4. Dave Schultz -- Schultzie's on the list because he just fought so much during that six or seven-year period when the Flyers were on top. He was fighting 40, 50 times a year getting 400 minutes in penalties. He was fighting. When you thought of fighting you automatically thought of Dave Schultz. He fought everybody. There were so many tough guys in that era. Every team had three or four guys that were tough, there were bench-clearing brawls and 5-on-5 fights every night and Schultzie always answered the bell.

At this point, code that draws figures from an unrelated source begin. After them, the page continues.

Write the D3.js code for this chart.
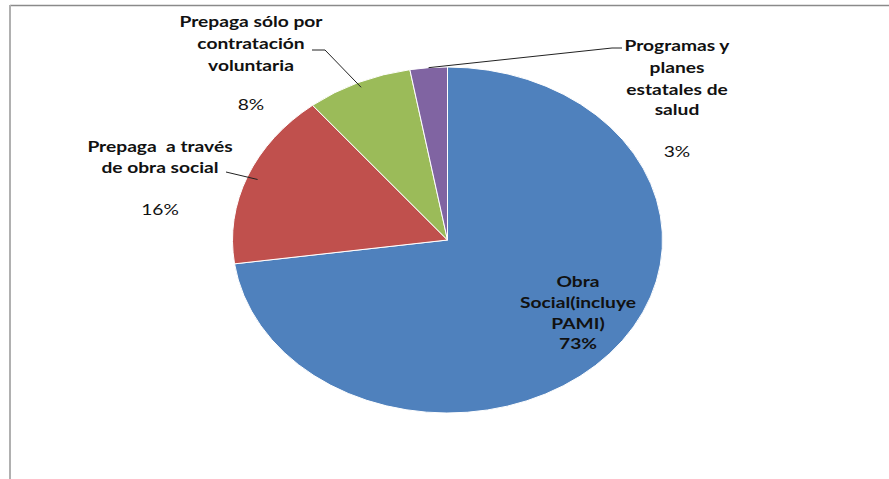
<!DOCTYPE html>
<html><head><meta charset="utf-8">
<script src="https://cdn.jsdelivr.net/npm/d3@7"></script>
<style>html,body{margin:0;padding:0;background:#fff;}svg{display:block;}text{white-space:pre;}</style>
</head><body>
<svg id="c" width="889" height="479"></svg>
<script>
const categories = [
  ["Obra", "Social(incluye", "PAMI)"],
  ["Prepaga  a través", "de obra social"],
  ["Prepaga sólo por", "contratación", "voluntaria"],
  ["Programas y", "planes", "estatales de", "salud"]
];
const values = [72.8, 16.4, 8.0, 2.8];
const percentLabels = ["73%", "16%", "8%", "3%"];
const colors = ["#4F81BD", "#C0504D", "#9BBB59", "#8064A2"];

const svg = d3.select("#c");
const W = 889, H = 479;
// frame
svg.append("line").attr("x1",10).attr("y1",5.5).attr("x2",W).attr("y2",5.5).attr("stroke","#8a8a8a").attr("stroke-width",1.5);
svg.append("line").attr("x1",10).attr("y1",5).attr("x2",10).attr("y2",H).attr("stroke","#b0b0b0").attr("stroke-width",2);

const cx = 447.5, cy = 240, rx = 215, ry = 173;
const pie = d3.pie().sort(null).value(d => d).startAngle(0).endAngle(2*Math.PI);
const arcs = pie(values);
const arc = d3.arc().innerRadius(0).outerRadius(ry);
const g = svg.append("g").attr("transform", `translate(${cx},${cy}) scale(${rx/ry},1)`);
g.selectAll("path").data(arcs).join("path")
  .attr("d", arc)
  .attr("fill", (d,i) => colors[i])
  .attr("stroke", "#fff").attr("stroke-width", 1).attr("vector-effect","non-scaling-stroke");

const pt = (a, k=1) => [cx + Math.sin(a)*rx*k, cy - Math.cos(a)*ry*k];

const layout = [
  {x: 578, y: [287, 308, 329], py: 349, leader: null},
  {x: 160, y: [152, 173], py: 215, leader: {from:[226,172], to: 0.95}},
  {x: 251, y: [27, 49, 71], py: 110, leader: {from:[312,50], mid:[325,50], to: 0.97}},
  {x: 677, y: [51, 73, 95, 115], py: 157, leader: {from:[622,48], mid:[612,48], to: 1.0}}
];

const font = "Lato, 'Open Sans', sans-serif";
const sx = 1.2;
function label(x, y, s, bold) {
  svg.append("g").attr("transform", `translate(${x},${y}) scale(${sx},1)`)
    .append("text").attr("text-anchor","middle")
    .attr("font-family", font).attr("font-weight", bold ? "bold" : "normal")
    .attr("font-size", 16).attr("fill","#111").text(s);
}
arcs.forEach((d, i) => {
  const L = layout[i];
  if (L.leader) {
    const mA = (d.startAngle + d.endAngle)/2;
    const p = pt(mA, L.leader.to);
    const pts = [L.leader.from];
    if (L.leader.mid) pts.push(L.leader.mid);
    pts.push(p);
    svg.append("path").attr("d", d3.line()(pts)).attr("fill","none").attr("stroke","#222").attr("stroke-width",1);
  }
  categories[i].forEach((s, j) => label(L.x, L.y[j], s, true));
  label(L.x, L.py, percentLabels[i], i === 0);
});
</script>
</body></html>
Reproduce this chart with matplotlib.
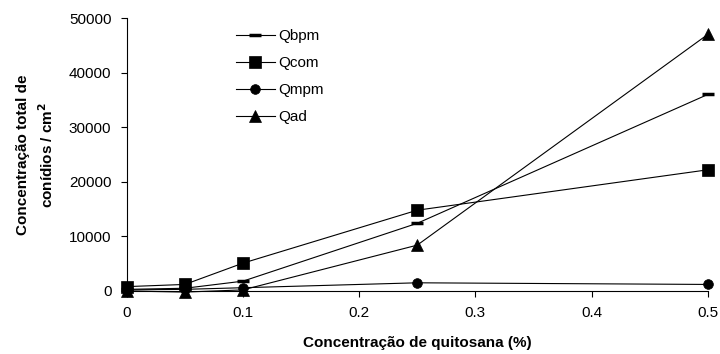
import matplotlib.pyplot as plt
import numpy as np

plt.rcParams['font.family'] = ['Liberation Sans', 'DejaVu Sans']

# chitosan concentration (%)
conc = [0, 0.05, 0.1, 0.25, 0.5]

# total conidia concentration per cm2
qbpm = [300, 500, 1800, 12400, 36000]
qcom = [800, 1200, 5100, 14800, 22200]
qmpm = [200, 300, 600, 1500, 1200]
qad = [0, -200, 200, 8400, 47000]

series = [("Qbpm", qbpm, "_", 9), ("Qcom", qcom, "s", 8),
          ("Qmpm", qmpm, "o", 7), ("Qad", qad, "^", 8)]

fig = plt.figure(figsize=(7.2, 3.54), dpi=100)
ax = fig.add_axes([0.176, 0.178, 0.807, 0.771])

for name, vals, mk, ms in series:
    ax.plot(conc, vals, color="black", lw=0.8, marker=mk, markersize=ms,
            markeredgewidth=2.5 if mk == "_" else 0.5, label=name, clip_on=False)

ax.set_xlim(0, 0.5)
ax.set_ylim(0, 50000)
ax.set_xticks(np.arange(0, 0.51, 0.1))
ax.set_xticklabels(["0", "0.1", "0.2", "0.3", "0.4", "0.5"])
ax.set_yticks(np.arange(0, 50001, 10000))
ax.spines["top"].set_visible(False)
ax.spines["right"].set_visible(False)
ax.tick_params(direction="out", length=4, labelsize=11, pad=7)

ax.set_xlabel("Concentração de quitosana (%)", fontsize=11, fontweight="bold", labelpad=11)
ax.set_ylabel("Concentração total de\nconídios / cm$^\\mathbf{2}$", fontsize=11,
              fontweight="bold", labelpad=9, linespacing=1.5)

ax.legend(loc="upper left", bbox_to_anchor=(0.165, 1.01), frameon=False, fontsize=11,
          handlelength=2.5, handletextpad=0.25, labelspacing=0.85)

fig.savefig("out.png", dpi=100)
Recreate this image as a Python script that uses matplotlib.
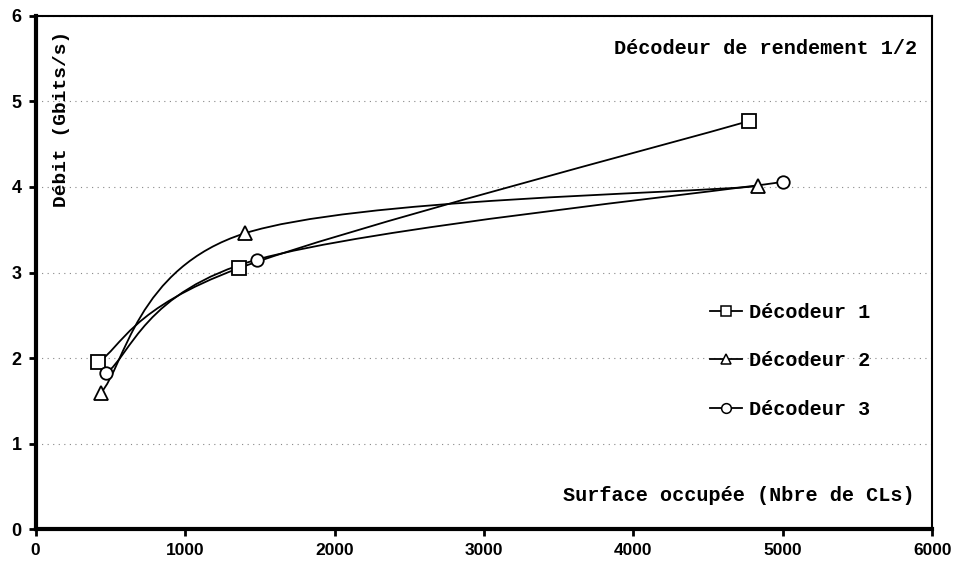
import matplotlib
matplotlib.use("Agg")
import matplotlib.pyplot as plt
import numpy as np
from matplotlib.path import Path
from matplotlib.patches import PathPatch

# surface (CLs) / debit (Gbits/s) for each decoder
surface_dec1 = [420, 1360, 4770]
debit_dec1 = [1.95, 3.05, 4.77]

surface_dec2 = [436, 1403, 4833]
debit_dec2 = [1.59, 3.46, 4.01]

surface_dec3 = [472, 1480, 5000]
debit_dec3 = [1.82, 3.15, 4.06]

labels = ["Décodeur 1", "Décodeur 2", "Décodeur 3"]
markers = ["s", "^", "o"]
x_ticks = [0, 1000, 2000, 3000, 4000, 5000, 6000]
y_ticks = [0, 1, 2, 3, 4, 5, 6]

MONO = "Liberation Mono"
SANS = "Liberation Sans"


def smooth_path(xs, ys):
    """Cubic Bezier path through the points (Catmull-Rom style control points)."""
    pts = np.column_stack([xs, ys]).astype(float)
    n = len(pts)
    verts = [pts[0]]
    codes = [Path.MOVETO]
    for i in range(n - 1):
        p0 = pts[i - 1] if i > 0 else pts[i]
        p1 = pts[i]
        p2 = pts[i + 1]
        p3 = pts[i + 2] if i + 2 < n else pts[i + 1]
        c1 = p1 + (p2 - p0) / 6.0
        c2 = p2 - (p3 - p1) / 6.0
        verts += [c1, c2, p2]
        codes += [Path.CURVE4] * 3
    return Path(verts, codes)


fig = plt.figure(figsize=(9.55, 5.67), dpi=100)
ax = fig.add_axes([0.0372, 0.067, 0.9392, 0.9048])

series = [(surface_dec1, debit_dec1), (surface_dec2, debit_dec2), (surface_dec3, debit_dec3)]
handles = []
for (xs, ys), lab, mk in zip(series, labels, markers):
    ax.add_patch(PathPatch(smooth_path(xs, ys), facecolor="none", edgecolor="black",
                           lw=1.3, zorder=3))
    ax.plot(xs, ys, linestyle="none", marker=mk, markersize=10 if mk != "o" else 9,
            markerfacecolor="white", markeredgecolor="black", markeredgewidth=1.3,
            zorder=4)
    # legend handle: short line with the marker
    lh, = ax.plot([], [], color="black", lw=1.3, marker=mk, markersize=7,
                  markerfacecolor="white", markeredgecolor="black", markeredgewidth=1.1,
                  label=lab)
    handles.append(lh)

ax.set_xlim(0, 6000)
ax.set_ylim(0, 6)
ax.set_xticks(x_ticks)
ax.set_yticks(y_ticks)
ax.set_xticklabels([str(v) for v in x_ticks], fontfamily=SANS, fontweight="bold", fontsize=12.5)
ax.set_yticklabels([str(v) for v in y_ticks], fontfamily=SANS, fontweight="bold", fontsize=13)
ax.tick_params(direction="out", length=5, width=2, pad=5, color="black")

ax.grid(axis="y", linestyle=(0, (1, 4)), color="#888888", linewidth=0.8)
ax.set_axisbelow(True)

ax.spines["left"].set_linewidth(3)
ax.spines["bottom"].set_linewidth(3)
ax.spines["top"].set_linewidth(1.5)
ax.spines["right"].set_linewidth(1.5)

ax.text(0.983, 0.9376, "Décodeur de rendement 1/2", transform=ax.transAxes,
        ha="right", va="center", fontfamily=MONO, fontweight="bold", fontsize=14.5)
ax.text(0.980, 0.066, "Surface occupée (Nbre de CLs)", transform=ax.transAxes,
        ha="right", va="center", fontfamily=MONO, fontweight="bold", fontsize=14.5)
ax.text(0.0295, 0.80, "Débit (Gbits/s)", transform=ax.transAxes, rotation=90,
        ha="center", va="center", fontfamily=MONO, fontweight="bold", fontsize=14)

ax.legend(handles=handles, loc="upper left", bbox_to_anchor=(0.752, 0.44),
          frameon=False, borderaxespad=0, borderpad=0, handlelength=1.6,
          handletextpad=0.35, labelspacing=1.45,
          prop={"family": MONO, "weight": "bold", "size": 14.5})

fig.savefig("out.png", dpi=100)
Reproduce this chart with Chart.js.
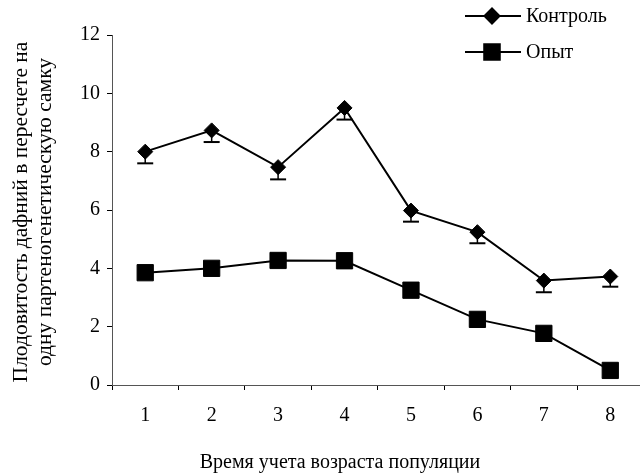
<!DOCTYPE html>
<html>
<head>
<meta charset="utf-8">
<script src="https://cdn.jsdelivr.net/npm/chart.js@4/dist/chart.umd.min.js"></script>
<style>
  html, body { margin: 0; padding: 0; background: #fff; }
  #wrap { width: 640px; height: 474px; overflow: hidden; position: relative; }
  canvas { display: block; }
</style>
</head>
<body>
<div id="wrap"><canvas id="c" width="656" height="474"></canvas></div>
<script>
// Age-of-population sampling times
const categories = ['1', '2', '3', '4', '5', '6', '7', '8'];
// Fecundity per parthenogenetic female
const controlValues = [8.0, 8.73, 7.47, 9.5, 5.98, 5.24, 3.58, 3.72];
const controlErrors = [0.4, 0.4, 0.42, 0.4, 0.38, 0.38, 0.4, 0.35];
const experimentValues = [3.85, 4.0, 4.27, 4.26, 3.25, 2.25, 1.77, 0.5];
const yTicks = [0, 2, 4, 6, 8, 10, 12];

const seriesNames = ['Контроль', 'Опыт'];
const xTitle = 'Время учета возраста популяции';
const yTitleLines = ['Плодовитость дафний в пересчете на', 'одну партеногенетическую самку'];

const FONT = '"Liberation Serif", "Times New Roman", serif';

// Downward-only error bars for the control series
const errorBars = {
  id: 'errorBars',
  beforeDatasetsDraw(chart) {
    const ctx = chart.ctx;
    const meta = chart.getDatasetMeta(0);
    const y = chart.scales.y;
    ctx.save();
    ctx.strokeStyle = '#000';
    meta.data.forEach((pt, i) => {
      const yTop = y.getPixelForValue(controlValues[i]);
      const yLow = y.getPixelForValue(controlValues[i] - controlErrors[i]);
      ctx.lineWidth = 1.5;
      ctx.beginPath();
      ctx.moveTo(pt.x, yTop);
      ctx.lineTo(pt.x, yLow);
      ctx.stroke();
      ctx.lineWidth = 2;
      ctx.beginPath();
      ctx.moveTo(pt.x - 8, yLow);
      ctx.lineTo(pt.x + 8, yLow);
      ctx.stroke();
    });
    ctx.restore();
  }
};

// Axis titles and legend
const annotations = {
  id: 'annotations',
  afterDraw(chart) {
    const ctx = chart.ctx;
    ctx.save();
    ctx.fillStyle = '#000';
    ctx.font = '20px ' + FONT;
    ctx.textAlign = 'center';
    ctx.textBaseline = 'middle';
    ctx.fillText(xTitle, 340, 463);

    ctx.save();
    ctx.translate(21, 212);
    ctx.rotate(-Math.PI / 2);
    ctx.font = '21.5px ' + FONT;
    ctx.fillText(yTitleLines[0], 0, 0);
    ctx.fillText(yTitleLines[1], 0, 24);
    ctx.restore();

    // legend
    const rows = [
      { y: 16, style: 'rectRot', r: 7.5 },
      { y: 52, style: 'rect', r: 11 }
    ];
    ctx.font = '20px ' + FONT;
    ctx.textAlign = 'left';
    rows.forEach((row, i) => {
      ctx.strokeStyle = '#000';
      ctx.lineWidth = 2;
      ctx.beginPath();
      ctx.moveTo(465, row.y);
      ctx.lineTo(521, row.y);
      ctx.stroke();
      Chart.helpers.drawPoint(ctx, { pointStyle: row.style, radius: row.r, borderWidth: 1 }, 492, row.y);
      ctx.fillStyle = '#000';
      ctx.fill();
      ctx.fillText(seriesNames[i], 526, row.y + 1);
    });
    ctx.restore();
  }
};

new Chart(document.getElementById('c'), {
  type: 'line',
  data: {
    labels: categories,
    datasets: [
      {
        label: seriesNames[0],
        data: controlValues,
        borderColor: '#000',
        backgroundColor: '#000',
        borderWidth: 2,
        pointStyle: 'rectRot',
        pointRadius: 7.5,
        pointBorderWidth: 1,
        tension: 0
      },
      {
        label: seriesNames[1],
        data: experimentValues,
        borderColor: '#000',
        backgroundColor: '#000',
        borderWidth: 2,
        pointStyle: 'rect',
        pointRadius: 11.5,
        pointBorderWidth: 1,
        tension: 0
      }
    ]
  },
  options: {
    responsive: false,
    animation: false,
    layout: { padding: { top: 35, right: 1, left: 0, bottom: 0 } },
    plugins: {
      legend: { display: false },
      tooltip: { enabled: false }
    },
    scales: {
      x: {
        offset: true,
        grid: {
          offset: true,
          drawOnChartArea: false,
          drawTicks: true,
          tickLength: 5,
          color: '#000'
        },
        border: { color: '#555', width: 1 },
        ticks: {
          color: '#000',
          font: { family: FONT, size: 20 },
          padding: 14,
          maxRotation: 0
        },
        afterFit(scale) {
          scale.height = 89;
          scale.paddingLeft = 0;
          scale.paddingRight = 0;
        }
      },
      y: {
        min: 0,
        max: 12,
        afterBuildTicks(scale) { scale.ticks = yTicks.map(v => ({ value: v })); },
        grid: {
          drawOnChartArea: false,
          drawTicks: true,
          tickLength: 5,
          color: '#000'
        },
        border: { color: '#555', width: 1 },
        ticks: {
          color: '#000',
          font: { family: FONT, size: 20 },
          padding: 7
        },
        afterFit(scale) {
          scale.width = 112;
          scale.paddingTop = 0;
          scale.paddingBottom = 0;
        }
      }
    }
  },
  plugins: [errorBars, annotations]
});
</script>
</body>
</html>
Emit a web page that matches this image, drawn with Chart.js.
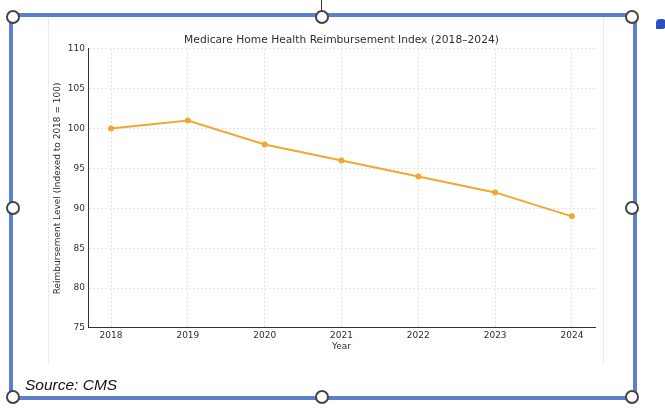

3. Marty McSorley -- I was ending my career in the American League when Marty started and he fought Joe Patterson in Baltimore one night in a long, long fight and I said to myself, "Holy jeez, this McSorley kid is tough." He got to the NHL on his fighting skills, but he made himself into a heck of a hockey player. He played forward, he played defense, he won Stanley Cups. He became a pretty important player with Edmonton and L.A. I saw him fight a lot those three years I coached him. He got stronger as fights went on and he really became a great fighter that really worked on it. He took boxing lessons, he worked out in the gym and did the same exercise regiments that boxers did and at the same time turned himself into a heck of a hockey player.

2. Dave Brown
-- A big man (about 6-foot-5 and 230 pounds), he had giant hands on him and he fought a lot. Brownie was tough and he fought everybody. Listening to the guys of that era, they did not enjoy playing Philadelphia and they did not like fighting Dave Brown if they had to. He worked at it, too, as all these guys did. They were good fighters coming in, but they worked at it, worked at their skating ability, worked on their balance and Brownie was mean, he was tough and he always had a smile on his face when he was fighting usually because he was winning.

1. Bob Probert -- It's Probert, hands down. I had trouble with the order of the rest, but Probert was always No. 1. I played with Bobby in the American League, I saw him fight everyone as a rookie, a 19, 20-year-old kid and Probert killed them all. He went up to Detroit and continued to do the same with the Red Wings. He was a guy that fought everybody. He knew he had to fight, and he turned himself into a very good player, too, he scored over 20 goals a couple of times, but he was just a guy that could fight for it seemed like hours and he got stronger as the fight went on. As far as I'm concerned, I never had a doubt in my mind that Bob Probert was No. 1 on my list of best fighters to ever play in the NHL.